Legendary British drummer Ginger Baker, a founding member of British psychedelic band Cream, died on Sunday aged 80, it was announced on his Twitter account.
"We are very sad to say that Ginger has passed away peacefully in hospital this morning," a message posted on his page on the social media website stated.
"Thank you to everyone for your kind words over the past weeks."
Baker was admitted to hospital several weeks ago after becoming "critically ill", according to posts on his Twitter account.
He had previously been known to suffer from breathing problems.
Baker helped to found the supergroup Cream in 1966 alongside guitarist Eric Clapton and bassist and vocalist Jack Bruce.
He emerged in the 1960s at the same time as other legendary rock drummers Charlie Watts of the Rolling Stones and Mitch Mitchell of the Jimi Hendrix Experience.
Described by the BBC as "a temperamental and argumentative figure, whose behaviour frequently led to on-stage punch-ups", Baker was considered one of the most innovative and influential drummers of his generation.
Born Peter Edward Baker in southeast London in 1939, he adopted the nickname Ginger due to the flaming red hair of his youth.
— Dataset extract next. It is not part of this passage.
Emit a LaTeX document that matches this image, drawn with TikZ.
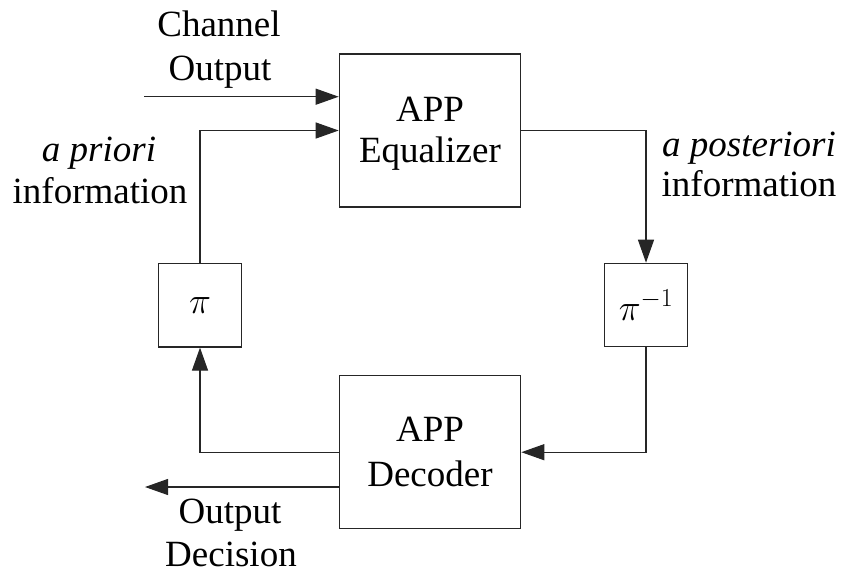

He embraced a career in music after initially trying to become a professional cyclist, hoping to compete in the Tour de France, but abandoned the plan after an accident.
He first emerged in the burgeoning blues scene of early 1960s London, before helping to create Cream.
Baker soon stood out for his endless solo rifts and his unique style, which merged the mellifluence of jazz with the harder edge of rock.
After the band's break-up in 1968, he joined another mythical, ephemeral group, Blind Faith, alongside Clapton and Steve Winwood, before founding the 10-piece Ginger Baker's Air Force.
He later lived in Nigeria, recording with Fela Kuti, and also went on to help Paul McCartney record the Wings' album "Band on the Run".